Masalah fundamental yang perlu dibenahi diawal adalah masalah pemahaman dan pengetahuan masyarakat tentang batik. Bila masyarakat paham benar, bagaimana nilai historis dan filosofis kain batik, serta paham bagaimana selembar kain batik itu dibuat, maka tentu pandangan mereka akan berubah. Setidaknya masyarakat akan lebih menghargai dan dapat membedakan kain batik asli dan printing.
Ramah Lingkungan
Bagaimana ibu-ibu di setiap sudut Kampung, di beranda rumahnya meniup cantingnya, menorehkan malam di kain dengan motif batik yang khas. Bahan-bahan alami pewarnaan batik juga cukup mahal. Jadi, keseluruhan biaya produksi batik pun cukup tinggi. Itulah sebabnya mengapa harga jual batik tulis tangan relatif lebih mahal.
Pelestarian batik sebagai kearifan lokal, harus disandingkan dengan tren pasar atau antusiasme masyarakat. Semua itu merupakan kearifan lokal Jawa Tengah yang adi luhung, yang harus terus kita lestarikan. Penghargaan masyarakat terhadap nilai kearifan lokal ini menjadi kunci penting dalam rangka mempertahankan budaya batik. Masyarakat yang memilih nilai daripada harga, produsen yang lebih menghargai para pengrajin, dan para pengrajin yang mau melakukan modifikasi atas motif-motifnya.
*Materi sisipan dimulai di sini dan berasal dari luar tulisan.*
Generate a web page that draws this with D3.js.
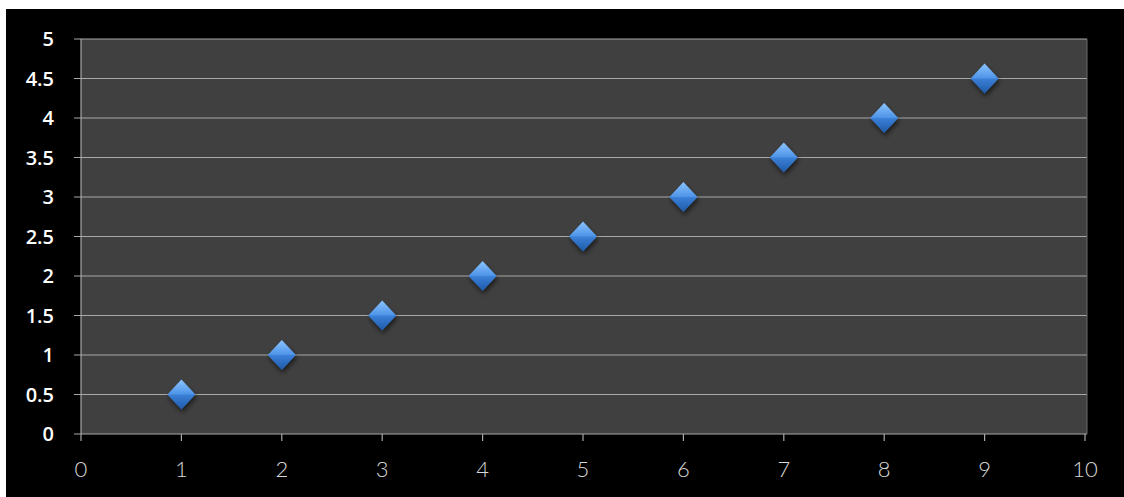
<!DOCTYPE html>
<html><head><meta charset="utf-8">
<script src="https://cdn.jsdelivr.net/npm/d3@7"></script>
<style>body{margin:0;background:#fff;}svg{display:block;}</style>
</head><body>
<svg id="c" width="1124" height="497"></svg>
<script>
const xValues = [1,2,3,4,5,6,7,8,9];
const yValues = [0.5,1,1.5,2,2.5,3,3.5,4,4.5];
const xTicks = [0,1,2,3,4,5,6,7,8,9,10];
const yTicks = [0,0.5,1,1.5,2,2.5,3,3.5,4,4.5,5];

const svg = d3.select("#c");
svg.append("rect").attr("x",6).attr("y",9).attr("width",1118).attr("height",488).attr("fill","#000");

const pL=81, pR=1085, pT=39, pB=434;
const x = d3.scaleLinear().domain([0,10]).range([pL,pR]);
const y = d3.scaleLinear().domain([0,5]).range([pB,pT]);

const defs = svg.append("defs");
const g1 = defs.append("linearGradient").attr("id","dg").attr("x1",0).attr("y1",0).attr("x2",0).attr("y2",1);
g1.append("stop").attr("offset","0%").attr("stop-color","#8cc4ff");
g1.append("stop").attr("offset","48%").attr("stop-color","#4f95e8");
g1.append("stop").attr("offset","52%").attr("stop-color","#3a7fd6");
g1.append("stop").attr("offset","100%").attr("stop-color","#1f5aa8");
const f = defs.append("filter").attr("id","sh").attr("x","-50%").attr("y","-50%").attr("width","200%").attr("height","200%");
f.append("feGaussianBlur").attr("in","SourceAlpha").attr("stdDeviation",2.5).attr("result","b");
f.append("feOffset").attr("in","b").attr("dx",1).attr("dy",3).attr("result","o");
f.append("feComponentTransfer").attr("in","o").attr("result","o2").append("feFuncA").attr("type","linear").attr("slope",0.6);
const m = f.append("feMerge"); m.append("feMergeNode").attr("in","o2"); m.append("feMergeNode").attr("in","SourceGraphic");

svg.append("rect").attr("x",pL).attr("y",pT).attr("width",pR-pL+2).attr("height",pB-pT).attr("fill","#404040");

svg.append("g").selectAll("line").data(yTicks).join("line")
  .attr("x1",pL-7).attr("x2",pR+2).attr("y1",d=>y(d)).attr("y2",d=>y(d))
  .attr("stroke","#a8a8a8").attr("stroke-width",1.2);
svg.append("line").attr("x1",pL).attr("x2",pL).attr("y1",pT).attr("y2",pB).attr("stroke","#a8a8a8").attr("stroke-width",1.2);
svg.append("line").attr("x1",pR+2).attr("x2",pR+2).attr("y1",pT).attr("y2",pB).attr("stroke","#6a6a6a").attr("stroke-width",1);
svg.append("g").selectAll("line").data(xTicks).join("line")
  .attr("x1",d=>x(d)).attr("x2",d=>x(d)).attr("y1",pB).attr("y2",pB+7)
  .attr("stroke","#a8a8a8").attr("stroke-width",1.2);

svg.append("g").selectAll("text").data(yTicks).join("text")
  .attr("x",54).attr("y",d=>y(d)).attr("dy","0.36em").attr("text-anchor","end")
  .attr("fill","#fff").attr("font-family","'Open Sans', sans-serif").attr("font-weight","600").attr("font-size",20)
  .text(d=>d);
svg.append("g").selectAll("text").data(xTicks).join("text")
  .attr("x",d=>x(d)).attr("y",477).attr("text-anchor","middle")
  .attr("fill","#d8d8d8").attr("font-family","Lato, sans-serif").attr("font-weight","300").attr("font-size",22)
  .text(d=>d);

svg.append("g").selectAll("path").data(xValues).join("path")
  .attr("transform",(d,i)=>`translate(${x(d)},${y(yValues[i])})`)
  .attr("d","M0,-15 L14,0 L0,15 L-14,0 Z")
  .attr("fill","url(#dg)").attr("filter","url(#sh)");
</script>
</body></html>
Keberadaan beberapa komunitas batik, asosiasi perbatikan, kita harapkan mampu menjadi salah satu pasukan pelestari batik, yang terus bergerak melakukan aksi agar batik semakin diminati dan dicintai semua kalangan. Pada skala yang lebih luas, pelestarian batik sebagai kearifan lokal ini, harus disandingkan dengan selera masyarakat. Kalau berbicara pengembangan batik di era ini adalah bicara kreativitas dan inovasi, bicara kualitas dan desain.Â
Disamping motif yang pakem seperti Sidomukti, Sekar Jagad, Wahyu Tumurun, Parang Kusuma, Batik Lasem, dll, harus ada desain batik yang inovatif, mengikuti perkembangan zaman. Sesekali perlu juga desain yang atraktif yang menyentuh selera anak muda. Namun demikian, seiring dengan pengembangan batik, satu hal yang harus menjadi perhatian besar kita adalah soal Unit Pengolahan Limbah (UPL) produksi batik. Hal ini harus dikelola secara baik agar tidak menimbulkan permasalahan lingkungan. Selamat Hari Batik.